You make for an interesting study in moral-liberal ideology. You come here to FR with chips on your shoulder, slamming Christians and Christianity, conservatives, the U.S. government, you decry laws against drug abuse and drug trafficking. You make excuses for terrorism and mass murder, and then you make homosexual jokes about other people's rectums.
Or don't you want to realize your political heroes have made gigantic mistakes
Please be so kind as to tell me just who my 'politcal heroes' are. I don't seem to remember ever telling you that information so this ought to be good.
ib·er·tar·i·an (lbr-târ-n) n. 1.One who advocates maximizing individual rights and minimizing the role of the state. 2.One who believes in free will.
Yes, I think the US government was too focused on American citizens having guns etc and meanwhile they let the terrorists come and spread throughout the entire US and have access to all kinds of information. They failed to protect us and that must change.
Our government took our freedom and liberty and gave them to our enemies to use against us. They were allowed free entry into the US and given the same freedoms as citizens and now they betrayed us.
Promoting their "ideology" is paramount.
That isn't going to change.
What are the terms of this "war"? How will we know when it is over? How is victory defined?
Very astute questions. We accept all manner of government control and dictatorial interference in nearly everything in time of war, because we are afraid (in theory) of losing the war and suffering worse consequences, and because these measures are understood to be temporary, and that normal civil liberties will return when the war ends and peace returns.
But a "war on terrorism" is not a real war: there is no enemy state to defeat, no armies to rout or navies to sink. There is no way of knowing when we have "won" or when we have "lost", and, like the "war on poverty" or "war on drugs", there are heavy incentives for the State to perpetuate the war indefinitely, since "winning" the war would eliminate the "emergency", return us to a state of civil liberty, and greatly curtail the empire-building of career bureaucrats and the power of those who control the State.
Ergo, alarm bells should be going off in our heads when we hear people say "this was an act of war, not terrorism" and that, therefore, we should have a formal declaration of war "against terrorism". A formal declaration of war would allow, under color of law, the complete repudiation of what remains of our Constitutional liberties. It is a very bad idea.

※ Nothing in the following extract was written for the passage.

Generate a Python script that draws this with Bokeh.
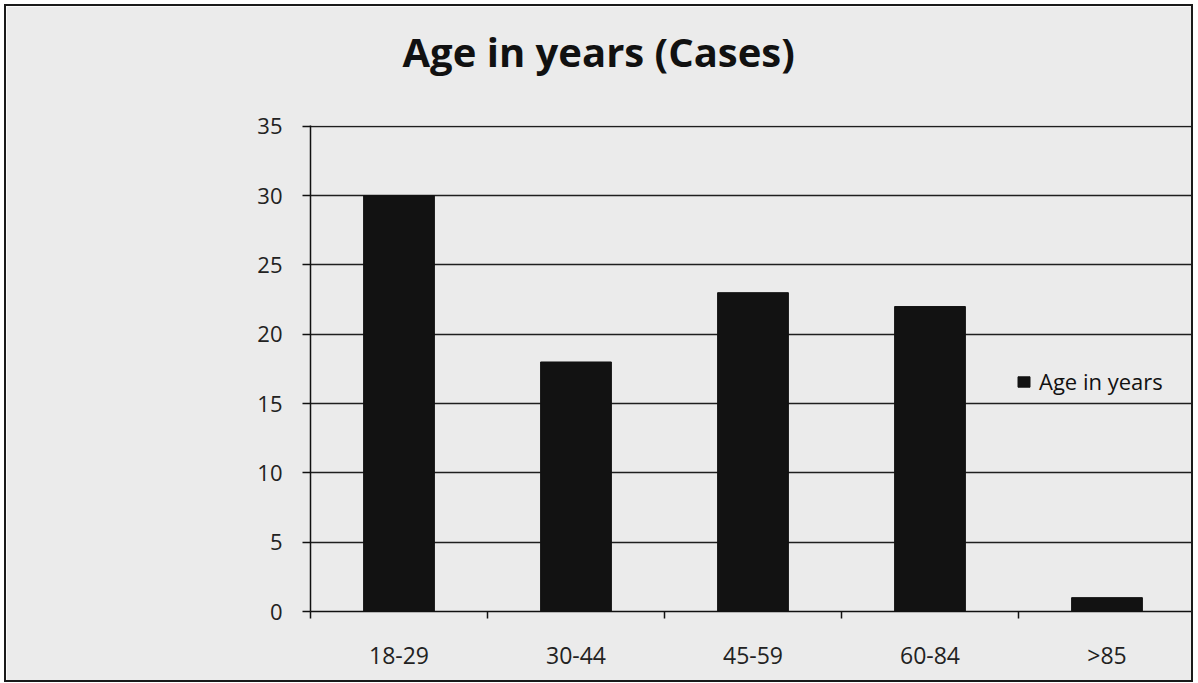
from bokeh.plotting import figure
from bokeh.models import (Range1d, FixedTicker, Title, Legend, LegendItem,
                          ColumnDataSource)
from bokeh.embed import file_html
from bokeh.resources import INLINE

# ---- data ----
categories = ["18-29", "30-44", "45-59", "60-84", ">85"]
cases = [30, 18, 23, 22, 1]
y_ticks = [0, 5, 10, 15, 20, 25, 30, 35]
series_name = "Age in years"
title_text = "Age in years (Cases)"

positions = [i + 0.5 for i in range(len(categories))]
boundaries = list(range(len(categories)))

BG = "#ebebeb"
FONT = "Open Sans"

p = figure(width=1185, height=674, output_backend="svg", toolbar_location=None,
           x_range=Range1d(0, len(categories)), y_range=Range1d(0, 35.06),
           min_border_left=304, min_border_right=0, min_border_top=119,
           min_border_bottom=73)
p.styles = {"border": "2px solid #1a1a1a", "box-sizing": "content-box",
            "margin": "4px"}
p.background_fill_color = BG
p.border_fill_color = BG
p.outline_line_color = None

src = ColumnDataSource(dict(x=positions, top=cases, label=categories))
r = p.vbar(x="x", top="top", width=0.4, source=src, fill_color="#121212",
           line_color="#121212")

# title (outermost) with an empty spacer panel between it and the frame
p.title = Title(text=title_text, align="left", offset=92, text_font=FONT,
                text_font_size="40px", text_font_style="bold",
                text_color="#111111", standoff=0)
spacer = Title(text=" ", text_font_size="1px", standoff=44)
p.add_layout(spacer, "above")

# y axis
p.yaxis.ticker = FixedTicker(ticks=y_ticks)
p.yaxis.axis_line_color = "#111111"
p.yaxis.axis_line_width = 1.5
p.yaxis.major_tick_line_color = "#111111"
p.yaxis.major_tick_line_width = 1.5
p.yaxis.major_tick_out = 8
p.yaxis.major_tick_in = 0
p.yaxis.minor_tick_line_color = None
p.yaxis.major_label_standoff = 20
p.yaxis.major_label_text_font = FONT
p.yaxis.major_label_text_font_size = "22px"
p.yaxis.major_label_text_color = "#222222"

# x axis
p.xaxis.ticker = FixedTicker(ticks=positions, minor_ticks=boundaries)
p.xaxis.major_label_overrides = {pos: lab for pos, lab in zip(positions, categories)}
p.xaxis.axis_line_color = "#111111"
p.xaxis.axis_line_width = 1.5
p.xaxis.major_tick_line_color = None
p.xaxis.major_tick_out = 0
p.xaxis.major_tick_in = 0
p.xaxis.minor_tick_line_color = "#111111"
p.xaxis.minor_tick_line_width = 1.5
p.xaxis.minor_tick_out = 7
p.xaxis.minor_tick_in = 0
p.xaxis.major_label_standoff = 20
p.xaxis.major_label_text_font = FONT
p.xaxis.major_label_text_font_size = "23px"
p.xaxis.major_label_text_color = "#222222"

# grid
p.xgrid.grid_line_color = None
p.ygrid.ticker = FixedTicker(ticks=y_ticks)
p.ygrid.grid_line_color = "#1e1e1e"
p.ygrid.grid_line_width = 1.3

# legend
legend = Legend(items=[LegendItem(label=series_name, renderers=[r])],
                location=(706, 215), padding=0, margin=0, spacing=0,
                glyph_width=15, glyph_height=13, label_standoff=8,
                label_text_font=FONT, label_text_font_size="22px",
                label_text_color="#111111", label_height=20,
                background_fill_alpha=0, border_line_alpha=0)
p.add_layout(legend, "center")

open("out.html", "w").write(file_html(p, INLINE))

How the writers of the Constitution must be rolling over in their graves, when it comes to what we have done to the Constitutional power to declare war. We have gone for over 50 years without formally declaring war, instead engaging in nearly constant warfare under cover of "police actions" of various sorts, sometimes with a figleaf from the UN, sometimes without. Now that the "war" has come home to us, we want to blow the dust off of the Constitution, revive the concept of a formal declaration of war, but not, as the Founders intended, against an enemy state, but against a concept ("terrorism") and against an amorphous band of stateless individual enemies.
Since you can't formally defeat a concept and force it to sign a peace treaty, the logical outcome of such a war is a state of permanent war, with all that that implies. Harry Elmer Barnes, the historian, was right when he labeled the post-WWII liberal elite's foreign policy as one of "perpetual war for perpetual peace". We might be headed towards something like George Orwell's "1984", where war is a perpetual state of affairs justifying anything, and is taken as normality. Within twenty years of such "perpetual war normality", no one will remember that a peaceful, Constitutional America ever existed, or what it was like. In fact, few now living remember it.
Thank you for the compliment, and for your excellent articulation of exactly why the alarm bells ARE going off - loud and clear - for some of us.
LOL
What makes you confident of that? It isn't challanged in times of peace and I think it's less likely to be challanged in times of war.